In August 2016, the FASB issued ASU 2016-15, Statement of Cash Flows - Classification of Certain Cash Receipts and Cash Payments. This ASU addresses eight specific cash flow issues with the objective of reducing the existing diversity in practice. The effective date of the amendment to the standard is for fiscal years beginning after December 15, 2017, including interim periods within those fiscal years. This ASU is not expected to have a material impact on the Company's Consolidated Financial Statements.

In March 2016, the Financial Accounting Standards Board (“FASB”) issued Accounting Standards Update (“ASU”) No. 2016-09, Compensation – Stock Compensation (Topic 718): Improvements to Employee Share-Based Payment Accounting. The update aims to simplify aspects of accounting for share-based payment award transactions, including (a) income tax consequences; (b) classification of awards as either equity or liabilities; and (c) classification on the statement of cash flows. This pronouncement is effective for financial statements issued for annual periods beginning after December 15, 2017 and interim periods within annual periods beginning after December 15, 2018. Early adoption is permitted.

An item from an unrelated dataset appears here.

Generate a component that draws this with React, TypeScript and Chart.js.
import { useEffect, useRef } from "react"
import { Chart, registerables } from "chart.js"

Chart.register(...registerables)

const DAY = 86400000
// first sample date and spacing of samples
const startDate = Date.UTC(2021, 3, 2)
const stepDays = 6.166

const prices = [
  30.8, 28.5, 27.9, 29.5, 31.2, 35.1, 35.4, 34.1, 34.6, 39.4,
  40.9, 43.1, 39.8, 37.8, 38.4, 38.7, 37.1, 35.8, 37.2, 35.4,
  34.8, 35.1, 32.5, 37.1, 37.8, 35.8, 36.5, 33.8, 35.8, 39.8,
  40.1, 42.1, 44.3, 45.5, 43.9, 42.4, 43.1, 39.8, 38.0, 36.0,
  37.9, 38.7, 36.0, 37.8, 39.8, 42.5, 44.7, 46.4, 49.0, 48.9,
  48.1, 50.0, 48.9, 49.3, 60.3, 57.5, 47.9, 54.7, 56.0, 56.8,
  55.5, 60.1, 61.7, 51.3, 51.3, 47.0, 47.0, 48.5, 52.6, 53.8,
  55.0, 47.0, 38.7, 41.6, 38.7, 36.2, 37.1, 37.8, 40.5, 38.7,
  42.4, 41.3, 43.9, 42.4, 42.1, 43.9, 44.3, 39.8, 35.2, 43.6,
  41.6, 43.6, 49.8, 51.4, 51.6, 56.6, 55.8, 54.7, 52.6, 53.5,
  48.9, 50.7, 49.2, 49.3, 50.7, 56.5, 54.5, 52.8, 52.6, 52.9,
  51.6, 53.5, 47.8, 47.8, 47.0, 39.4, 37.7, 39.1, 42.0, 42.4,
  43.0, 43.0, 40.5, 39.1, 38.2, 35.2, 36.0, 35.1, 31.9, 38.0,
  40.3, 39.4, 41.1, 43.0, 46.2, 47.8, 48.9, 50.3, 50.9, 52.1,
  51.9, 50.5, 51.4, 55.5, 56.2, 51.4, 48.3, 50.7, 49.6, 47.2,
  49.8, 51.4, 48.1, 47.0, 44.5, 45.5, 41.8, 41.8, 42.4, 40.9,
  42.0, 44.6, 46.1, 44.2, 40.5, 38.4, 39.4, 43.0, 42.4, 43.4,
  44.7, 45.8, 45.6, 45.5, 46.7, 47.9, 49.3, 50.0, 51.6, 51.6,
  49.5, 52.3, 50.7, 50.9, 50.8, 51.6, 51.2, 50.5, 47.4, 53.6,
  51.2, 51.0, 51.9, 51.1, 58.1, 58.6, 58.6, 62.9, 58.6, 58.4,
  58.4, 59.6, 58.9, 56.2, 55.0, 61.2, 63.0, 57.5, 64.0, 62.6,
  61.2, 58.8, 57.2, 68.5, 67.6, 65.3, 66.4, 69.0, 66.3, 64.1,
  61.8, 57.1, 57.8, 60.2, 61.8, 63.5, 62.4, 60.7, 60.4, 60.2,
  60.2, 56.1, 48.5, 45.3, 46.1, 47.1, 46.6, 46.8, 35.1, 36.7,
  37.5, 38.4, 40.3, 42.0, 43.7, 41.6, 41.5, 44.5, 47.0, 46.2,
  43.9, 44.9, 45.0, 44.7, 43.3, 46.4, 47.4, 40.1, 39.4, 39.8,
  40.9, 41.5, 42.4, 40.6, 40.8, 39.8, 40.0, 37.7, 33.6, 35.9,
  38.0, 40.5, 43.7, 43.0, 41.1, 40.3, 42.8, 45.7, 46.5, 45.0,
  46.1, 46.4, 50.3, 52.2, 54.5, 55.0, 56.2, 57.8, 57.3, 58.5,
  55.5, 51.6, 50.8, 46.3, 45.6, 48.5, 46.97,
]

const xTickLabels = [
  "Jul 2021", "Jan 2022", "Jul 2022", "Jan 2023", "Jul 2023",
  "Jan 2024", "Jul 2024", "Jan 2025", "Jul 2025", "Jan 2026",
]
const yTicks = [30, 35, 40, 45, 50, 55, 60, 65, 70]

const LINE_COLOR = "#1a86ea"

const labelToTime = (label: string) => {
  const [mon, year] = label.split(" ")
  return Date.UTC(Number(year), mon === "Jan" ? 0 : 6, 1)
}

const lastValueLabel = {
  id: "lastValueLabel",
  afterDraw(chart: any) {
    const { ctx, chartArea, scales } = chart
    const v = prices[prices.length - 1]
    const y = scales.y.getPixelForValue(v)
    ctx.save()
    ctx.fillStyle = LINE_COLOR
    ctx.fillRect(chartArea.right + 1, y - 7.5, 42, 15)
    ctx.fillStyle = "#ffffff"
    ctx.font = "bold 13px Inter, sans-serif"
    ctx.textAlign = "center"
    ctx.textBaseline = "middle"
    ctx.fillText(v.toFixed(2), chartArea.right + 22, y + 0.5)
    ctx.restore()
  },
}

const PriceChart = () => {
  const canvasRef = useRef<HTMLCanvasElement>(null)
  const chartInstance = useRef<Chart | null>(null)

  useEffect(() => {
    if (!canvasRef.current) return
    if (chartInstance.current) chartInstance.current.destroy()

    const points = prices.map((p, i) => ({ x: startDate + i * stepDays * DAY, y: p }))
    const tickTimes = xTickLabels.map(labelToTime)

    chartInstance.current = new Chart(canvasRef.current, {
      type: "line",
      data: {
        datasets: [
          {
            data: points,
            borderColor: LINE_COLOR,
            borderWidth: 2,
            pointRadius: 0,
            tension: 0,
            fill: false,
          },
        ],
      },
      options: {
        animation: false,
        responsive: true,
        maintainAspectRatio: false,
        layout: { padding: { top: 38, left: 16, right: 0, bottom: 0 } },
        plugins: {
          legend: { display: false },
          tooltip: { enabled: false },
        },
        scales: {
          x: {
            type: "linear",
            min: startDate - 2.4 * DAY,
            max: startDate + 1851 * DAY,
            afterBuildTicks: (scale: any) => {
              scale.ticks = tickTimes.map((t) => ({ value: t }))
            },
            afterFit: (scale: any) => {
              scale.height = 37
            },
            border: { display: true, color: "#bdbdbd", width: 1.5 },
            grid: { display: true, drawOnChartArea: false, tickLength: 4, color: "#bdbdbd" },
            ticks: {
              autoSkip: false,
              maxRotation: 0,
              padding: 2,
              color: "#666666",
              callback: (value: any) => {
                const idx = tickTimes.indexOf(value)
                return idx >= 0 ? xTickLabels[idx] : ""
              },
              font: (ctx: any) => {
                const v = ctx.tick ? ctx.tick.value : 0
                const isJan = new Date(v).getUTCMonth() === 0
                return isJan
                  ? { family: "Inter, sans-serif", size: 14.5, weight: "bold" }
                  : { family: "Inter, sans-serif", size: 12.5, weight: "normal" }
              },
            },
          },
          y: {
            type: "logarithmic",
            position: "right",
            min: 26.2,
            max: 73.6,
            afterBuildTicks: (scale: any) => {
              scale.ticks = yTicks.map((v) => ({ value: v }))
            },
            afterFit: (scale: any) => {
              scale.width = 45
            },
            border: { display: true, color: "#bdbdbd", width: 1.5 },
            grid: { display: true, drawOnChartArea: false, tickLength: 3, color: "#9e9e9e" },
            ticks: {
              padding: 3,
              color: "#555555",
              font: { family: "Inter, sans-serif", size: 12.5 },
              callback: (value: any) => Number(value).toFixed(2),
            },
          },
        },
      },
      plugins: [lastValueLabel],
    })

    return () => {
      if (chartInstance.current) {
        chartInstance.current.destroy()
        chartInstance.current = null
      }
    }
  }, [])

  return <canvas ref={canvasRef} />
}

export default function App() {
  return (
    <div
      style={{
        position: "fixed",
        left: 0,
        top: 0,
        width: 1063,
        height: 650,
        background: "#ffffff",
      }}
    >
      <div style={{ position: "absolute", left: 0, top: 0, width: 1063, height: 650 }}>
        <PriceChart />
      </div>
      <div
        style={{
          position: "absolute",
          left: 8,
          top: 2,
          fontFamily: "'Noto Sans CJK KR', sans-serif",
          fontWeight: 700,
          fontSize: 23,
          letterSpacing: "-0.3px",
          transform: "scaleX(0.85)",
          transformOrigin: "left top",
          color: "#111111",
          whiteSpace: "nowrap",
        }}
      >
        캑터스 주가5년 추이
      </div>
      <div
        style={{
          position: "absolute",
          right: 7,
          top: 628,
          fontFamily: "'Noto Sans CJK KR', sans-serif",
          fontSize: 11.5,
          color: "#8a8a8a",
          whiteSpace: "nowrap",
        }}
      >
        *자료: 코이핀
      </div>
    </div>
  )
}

The Company has elected not to early adopt this ASU.  The Company expects the new guidance to impact its tax expense and dilutive shares outstanding calculation, with a potentially dilutive impact on future earnings per share and increased period-to-period variability of net earnings.  The impact cannot be quantified due to the timing and exercise activity that will occur in future periods.
 
In February 2016, the FASB issued ASU No. 2016-02, Leases (Topic 842): The update requires organizations that lease assets (“lessees”) to recognize the assets and liabilities for the rights and obligations created by leases with terms of more than 12 months. The recognition, measurement and presentation of expenses and cash flows arising from a lease by a lessee remains dependent on its classification as a finance or operating lease. The criteria for determining whether a lease is a finance or operating lease has not been significantly changed by this ASU. The ASU also requires additional disclosure of the amount, timing, and uncertainty of cash flows arising from leases, including qualitative and quantitative requirements. This pronouncement is effective for financial statements issued for annual periods beginning after December 15, 2018, including interim periods within those fiscal years. Early adoption is permitted. The Company is currently assessing the impact that this standard will have on its consolidated financial statements.

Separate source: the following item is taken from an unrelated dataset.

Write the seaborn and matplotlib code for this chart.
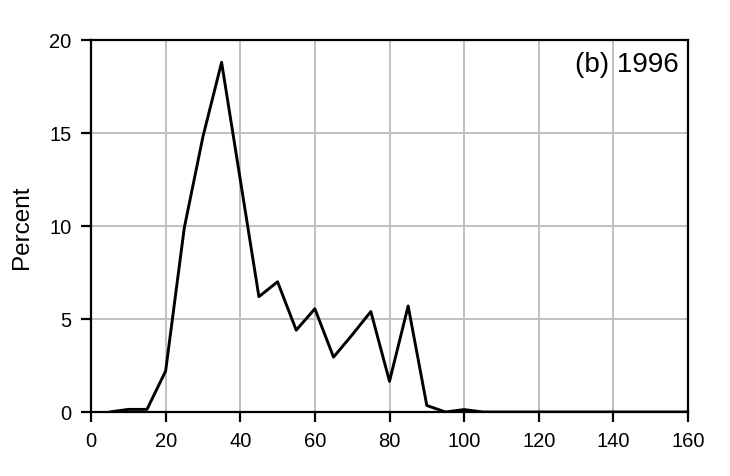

In January 2016, the FASB issued ASU 2016-01, Financial Instruments: Recognition and Measurement of Financial Assets and Financial Liabilities. This change to the financial instrument model primarily affects the accounting for equity investments, financial liabilities under fair value options and the presentation and disclosure requirements for financial instruments. The effective date for the standard is for fiscal years and interim periods within those years beginning after December 15, 2017. Certain provisions of the new guidance can be adopted early. The Company is evaluating the impact of this ASU.
 
In November 2015, the FASB issued ASU No. 2015-17, Income Taxes (Topic 740), Balance Sheet Classification of Deferred Taxes. The update requires entities to present deferred tax assets and liabilities as noncurrent in a classified balance sheet. The update simplifies the current guidance, which requires entities to separately present deferred tax assets and liabilities as current and noncurrent in a classified balance sheet. This pronouncement is effective for financial statements issued for annual periods beginning after December 15, 2016, and interim periods within. Early adoption is permitted. The Company is currently assessing the impact that this standard will have on its consolidated financial statements. This ASU is not expected to have a material impact on the Company’s Consolidated Financial Statements.

In July 2015, the FASB issued ASU No. 2015-11, Inventory ("ASU 2015-11"). The amendments in ASU 2015-11 clarify the subsequent measurement of inventory requiring an entity to subsequently measure inventory at the lower of cost and net realizable value. Net realizable value is the estimated selling price in the ordinary course of business, less reasonably predictable costs of completion, disposal, and transportation. This ASU applies only to inventory that is measured using the first-in, first-out (FIFO) or average cost method. Subsequent measurement is unchanged for inventory measured using last-in, first-out (LIFO) or the retail inventory method. The amendments in ASU 2015-11 should be applied prospectively and are effective for financial statements issued for fiscal years beginning after December 15, 2016, and interim periods within those fiscal years, with early adoption permitted. The company is currently assessing the impact that this standard will have on its consolidated financial statements.  This ASU is not expected to have a material impact on the Company’s Consolidated Financial Statements.
 
In August 2014, the FASB issued ASU No. 2014-15, Presentation of Financial Statements – Going Concern (Subtopic 205-40): Disclosure of Uncertainties about an Entity’s Ability to Continue as a Going Concern, which asserts that management should evaluate whether there are relevant conditions or events that are known and reasonably knowable that raise substantial doubt about the entity’s ability to continue as a going concern within one year after the date the financial statements are issued or are available to be issued when applicable. If conditions or events at the date the financial statements are issued raise substantial doubt about an entity’s ability to continue as a going concern, disclosures are required which will enable users of the financial statements to understand the conditions or events as well as management’s evaluation and plan. ASU 2014-15 is effective for the annual period ending after December 15, 2016, and for annual and interim periods thereafter; early application is permitted. The Company adopted this guidance for the fourth quarter of 2016.
 
In May 2014, the FASB issued ASU No. 2014-09, Revenue from Contracts with Customers (Topic 606), which provides guidance on revenue recognition. The core principal of this guidance is that an entity should recognize revenue to depict the transfer of promised goods or services to customers in an amount that reflects the consideration to which the entity expects to be entitled in exchange for those goods or services. This guidance requires entities to apply a five-step method to (1) identify the contract(s) with customers; (2) identify the performance obligation(s) in the contract; (3) determine the transaction price; (4) allocate the transaction price to the performance obligation(s) in the contract; and (5) recognize revenue when (or as) the entity satisfies a performance obligation. This pronouncement was originally effective for fiscal years, and interim periods within those years, beginning after December 15, 2016. In April 2015, the FASB approved a proposal to defer the effective date to fiscal years, and interim periods within those years, beginning after December 15, 2017. The Company has evaluated the provisions of the new standard and is in the process of assessing its impact on financial statements, information systems, business processes and financial statement disclosures.  Based on initial reviews, the standard is not expected to have a material impact on the Company’s Consolidated Financial Statements.